— BEGIN —

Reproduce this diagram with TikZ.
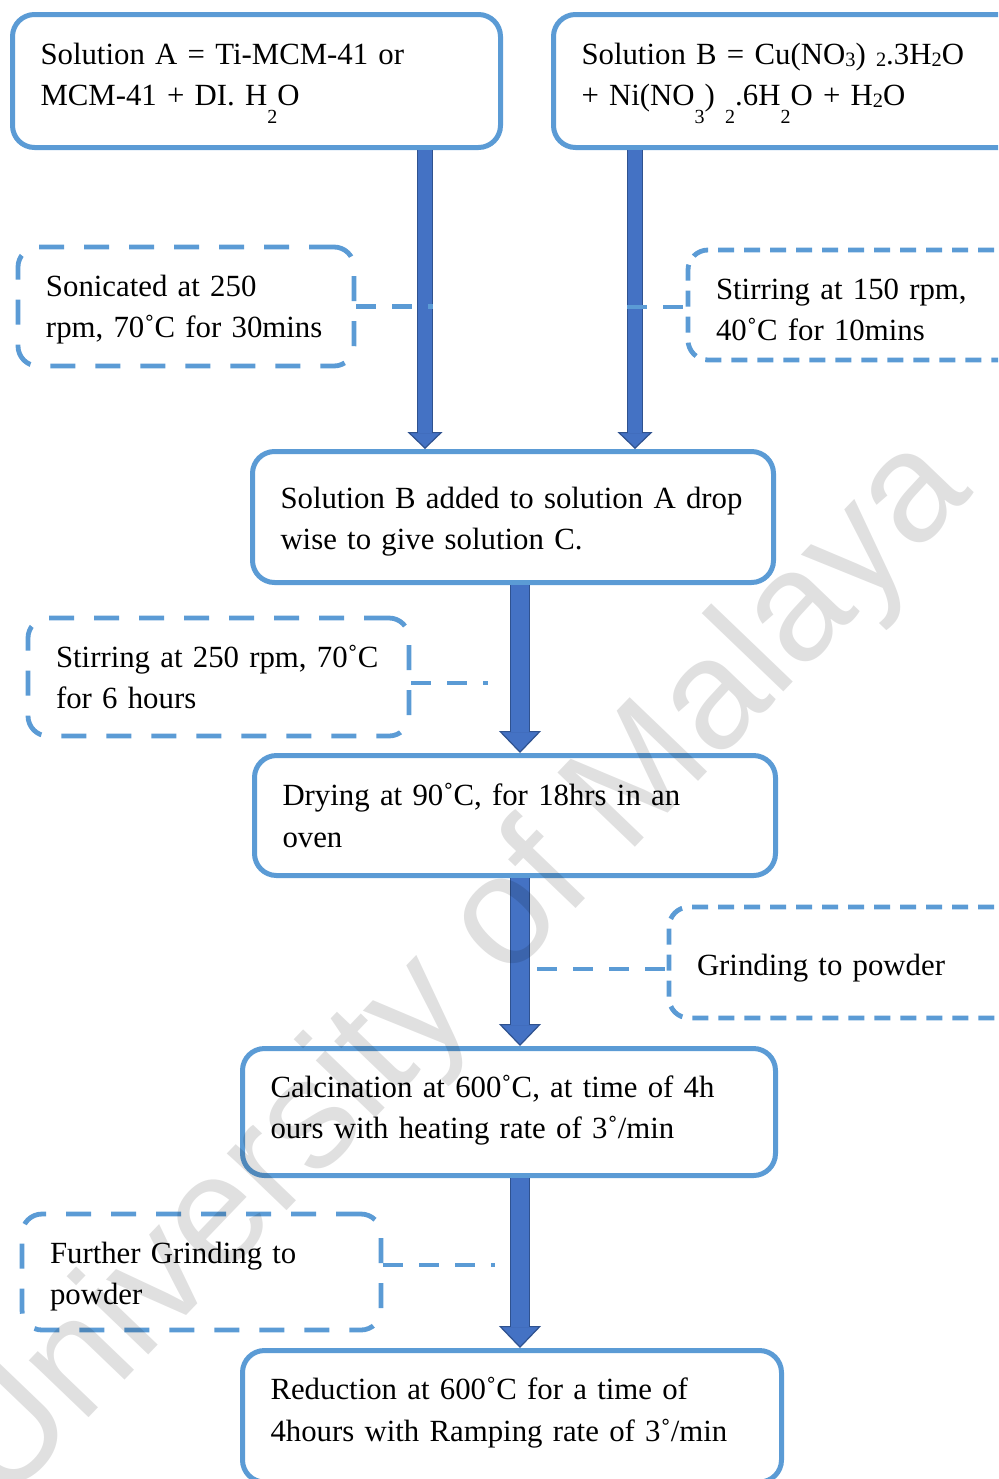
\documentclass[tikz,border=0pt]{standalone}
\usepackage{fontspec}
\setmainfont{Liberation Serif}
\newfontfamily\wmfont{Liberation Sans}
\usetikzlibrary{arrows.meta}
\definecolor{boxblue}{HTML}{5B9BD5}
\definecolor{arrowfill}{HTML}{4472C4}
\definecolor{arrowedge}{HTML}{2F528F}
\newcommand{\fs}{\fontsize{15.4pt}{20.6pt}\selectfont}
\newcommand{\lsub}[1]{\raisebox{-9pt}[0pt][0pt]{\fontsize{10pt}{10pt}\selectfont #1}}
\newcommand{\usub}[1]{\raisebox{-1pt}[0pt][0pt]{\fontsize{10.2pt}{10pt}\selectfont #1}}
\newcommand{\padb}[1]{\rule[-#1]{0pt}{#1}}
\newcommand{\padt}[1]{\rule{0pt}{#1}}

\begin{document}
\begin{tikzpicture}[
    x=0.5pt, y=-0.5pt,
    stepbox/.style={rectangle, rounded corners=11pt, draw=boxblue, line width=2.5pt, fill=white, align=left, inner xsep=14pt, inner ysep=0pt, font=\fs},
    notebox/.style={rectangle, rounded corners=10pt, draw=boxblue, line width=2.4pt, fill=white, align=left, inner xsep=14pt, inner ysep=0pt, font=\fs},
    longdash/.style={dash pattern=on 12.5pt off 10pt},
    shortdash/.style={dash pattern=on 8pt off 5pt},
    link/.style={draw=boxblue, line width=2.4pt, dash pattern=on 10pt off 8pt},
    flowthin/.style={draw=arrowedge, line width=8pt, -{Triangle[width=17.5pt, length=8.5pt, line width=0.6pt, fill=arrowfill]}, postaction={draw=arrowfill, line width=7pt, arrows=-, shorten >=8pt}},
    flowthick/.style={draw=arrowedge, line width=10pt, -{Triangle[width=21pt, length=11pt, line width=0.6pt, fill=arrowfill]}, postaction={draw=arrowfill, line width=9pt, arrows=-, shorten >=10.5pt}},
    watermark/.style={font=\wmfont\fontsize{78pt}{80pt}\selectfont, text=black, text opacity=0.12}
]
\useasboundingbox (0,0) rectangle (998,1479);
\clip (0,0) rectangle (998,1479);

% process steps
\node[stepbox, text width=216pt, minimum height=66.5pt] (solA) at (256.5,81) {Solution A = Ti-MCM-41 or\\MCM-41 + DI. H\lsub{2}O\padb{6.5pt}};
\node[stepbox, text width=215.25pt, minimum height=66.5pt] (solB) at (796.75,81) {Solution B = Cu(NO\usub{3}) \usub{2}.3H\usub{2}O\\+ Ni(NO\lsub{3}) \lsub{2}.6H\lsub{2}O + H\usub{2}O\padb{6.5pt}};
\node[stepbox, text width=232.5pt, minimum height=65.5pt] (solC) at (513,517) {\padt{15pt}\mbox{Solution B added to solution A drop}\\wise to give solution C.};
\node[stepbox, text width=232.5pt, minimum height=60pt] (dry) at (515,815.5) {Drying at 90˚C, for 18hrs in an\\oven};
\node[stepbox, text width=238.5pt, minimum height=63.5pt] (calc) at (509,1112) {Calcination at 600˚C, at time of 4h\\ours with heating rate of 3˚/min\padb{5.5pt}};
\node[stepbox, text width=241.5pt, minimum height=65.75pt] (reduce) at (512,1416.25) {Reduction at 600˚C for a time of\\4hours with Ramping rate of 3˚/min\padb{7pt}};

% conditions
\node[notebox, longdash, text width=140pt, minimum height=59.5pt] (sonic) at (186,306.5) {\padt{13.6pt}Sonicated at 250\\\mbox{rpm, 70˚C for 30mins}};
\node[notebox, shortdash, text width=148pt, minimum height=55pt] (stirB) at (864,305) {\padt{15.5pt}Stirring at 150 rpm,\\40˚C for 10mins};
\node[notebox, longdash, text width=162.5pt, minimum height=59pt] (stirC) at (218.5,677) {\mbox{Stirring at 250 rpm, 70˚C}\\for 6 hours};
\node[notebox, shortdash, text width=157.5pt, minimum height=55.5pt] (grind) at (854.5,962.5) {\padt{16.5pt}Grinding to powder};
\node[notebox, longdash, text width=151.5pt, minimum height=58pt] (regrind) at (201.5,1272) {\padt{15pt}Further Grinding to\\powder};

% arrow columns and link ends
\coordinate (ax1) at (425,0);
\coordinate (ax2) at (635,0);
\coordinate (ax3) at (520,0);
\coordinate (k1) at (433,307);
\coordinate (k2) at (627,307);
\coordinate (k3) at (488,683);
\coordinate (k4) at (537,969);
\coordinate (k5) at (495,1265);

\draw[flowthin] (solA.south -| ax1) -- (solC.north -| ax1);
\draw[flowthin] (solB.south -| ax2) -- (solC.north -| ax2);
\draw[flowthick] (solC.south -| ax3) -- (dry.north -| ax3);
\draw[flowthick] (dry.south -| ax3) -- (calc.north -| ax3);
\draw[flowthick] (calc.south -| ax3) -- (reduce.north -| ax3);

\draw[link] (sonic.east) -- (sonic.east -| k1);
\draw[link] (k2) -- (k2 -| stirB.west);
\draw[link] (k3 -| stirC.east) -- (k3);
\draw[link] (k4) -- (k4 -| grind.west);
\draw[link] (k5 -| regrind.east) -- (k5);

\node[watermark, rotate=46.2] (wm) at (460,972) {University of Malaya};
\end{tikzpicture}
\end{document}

— END —

» **WRITTEN PROBLEM**
Quote the full listing above word for word; exclude every picture from the copy.

» **SOLUTION TO THIS TASK**
Reproduce this diagram with TikZ.
\documentclass[tikz,border=0pt]{standalone}
\usepackage{fontspec}
\setmainfont{Liberation Serif}
\newfontfamily\wmfont{Liberation Sans}
\usetikzlibrary{arrows.meta}
\definecolor{boxblue}{HTML}{5B9BD5}
\definecolor{arrowfill}{HTML}{4472C4}
\definecolor{arrowedge}{HTML}{2F528F}
\newcommand{\fs}{\fontsize{15.4pt}{20.6pt}\selectfont}
\newcommand{\lsub}[1]{\raisebox{-9pt}[0pt][0pt]{\fontsize{10pt}{10pt}\selectfont #1}}
\newcommand{\usub}[1]{\raisebox{-1pt}[0pt][0pt]{\fontsize{10.2pt}{10pt}\selectfont #1}}
\newcommand{\padb}[1]{\rule[-#1]{0pt}{#1}}
\newcommand{\padt}[1]{\rule{0pt}{#1}}

\begin{document}
\begin{tikzpicture}[
    x=0.5pt, y=-0.5pt,
    stepbox/.style={rectangle, rounded corners=11pt, draw=boxblue, line width=2.5pt, fill=white, align=left, inner xsep=14pt, inner ysep=0pt, font=\fs},
    notebox/.style={rectangle, rounded corners=10pt, draw=boxblue, line width=2.4pt, fill=white, align=left, inner xsep=14pt, inner ysep=0pt, font=\fs},
    longdash/.style={dash pattern=on 12.5pt off 10pt},
    shortdash/.style={dash pattern=on 8pt off 5pt},
    link/.style={draw=boxblue, line width=2.4pt, dash pattern=on 10pt off 8pt},
    flowthin/.style={draw=arrowedge, line width=8pt, -{Triangle[width=17.5pt, length=8.5pt, line width=0.6pt, fill=arrowfill]}, postaction={draw=arrowfill, line width=7pt, arrows=-, shorten >=8pt}},
    flowthick/.style={draw=arrowedge, line width=10pt, -{Triangle[width=21pt, length=11pt, line width=0.6pt, fill=arrowfill]}, postaction={draw=arrowfill, line width=9pt, arrows=-, shorten >=10.5pt}},
    watermark/.style={font=\wmfont\fontsize{78pt}{80pt}\selectfont, text=black, text opacity=0.12}
]
\useasboundingbox (0,0) rectangle (998,1479);
\clip (0,0) rectangle (998,1479);

% process steps
\node[stepbox, text width=216pt, minimum height=66.5pt] (solA) at (256.5,81) {Solution A = Ti-MCM-41 or\\MCM-41 + DI. H\lsub{2}O\padb{6.5pt}};
\node[stepbox, text width=215.25pt, minimum height=66.5pt] (solB) at (796.75,81) {Solution B = Cu(NO\usub{3}) \usub{2}.3H\usub{2}O\\+ Ni(NO\lsub{3}) \lsub{2}.6H\lsub{2}O + H\usub{2}O\padb{6.5pt}};
\node[stepbox, text width=232.5pt, minimum height=65.5pt] (solC) at (513,517) {\padt{15pt}\mbox{Solution B added to solution A drop}\\wise to give solution C.};
\node[stepbox, text width=232.5pt, minimum height=60pt] (dry) at (515,815.5) {Drying at 90˚C, for 18hrs in an\\oven};
\node[stepbox, text width=238.5pt, minimum height=63.5pt] (calc) at (509,1112) {Calcination at 600˚C, at time of 4h\\ours with heating rate of 3˚/min\padb{5.5pt}};
\node[stepbox, text width=241.5pt, minimum height=65.75pt] (reduce) at (512,1416.25) {Reduction at 600˚C for a time of\\4hours with Ramping rate of 3˚/min\padb{7pt}};

% conditions
\node[notebox, longdash, text width=140pt, minimum height=59.5pt] (sonic) at (186,306.5) {\padt{13.6pt}Sonicated at 250\\\mbox{rpm, 70˚C for 30mins}};
\node[notebox, shortdash, text width=148pt, minimum height=55pt] (stirB) at (864,305) {\padt{15.5pt}Stirring at 150 rpm,\\40˚C for 10mins};
\node[notebox, longdash, text width=162.5pt, minimum height=59pt] (stirC) at (218.5,677) {\mbox{Stirring at 250 rpm, 70˚C}\\for 6 hours};
\node[notebox, shortdash, text width=157.5pt, minimum height=55.5pt] (grind) at (854.5,962.5) {\padt{16.5pt}Grinding to powder};
\node[notebox, longdash, text width=151.5pt, minimum height=58pt] (regrind) at (201.5,1272) {\padt{15pt}Further Grinding to\\powder};

% arrow columns and link ends
\coordinate (ax1) at (425,0);
\coordinate (ax2) at (635,0);
\coordinate (ax3) at (520,0);
\coordinate (k1) at (433,307);
\coordinate (k2) at (627,307);
\coordinate (k3) at (488,683);
\coordinate (k4) at (537,969);
\coordinate (k5) at (495,1265);

\draw[flowthin] (solA.south -| ax1) -- (solC.north -| ax1);
\draw[flowthin] (solB.south -| ax2) -- (solC.north -| ax2);
\draw[flowthick] (solC.south -| ax3) -- (dry.north -| ax3);
\draw[flowthick] (dry.south -| ax3) -- (calc.north -| ax3);
\draw[flowthick] (calc.south -| ax3) -- (reduce.north -| ax3);

\draw[link] (sonic.east) -- (sonic.east -| k1);
\draw[link] (k2) -- (k2 -| stirB.west);
\draw[link] (k3 -| stirC.east) -- (k3);
\draw[link] (k4) -- (k4 -| grind.west);
\draw[link] (k5 -| regrind.east) -- (k5);

\node[watermark, rotate=46.2] (wm) at (460,972) {University of Malaya};
\end{tikzpicture}
\end{document}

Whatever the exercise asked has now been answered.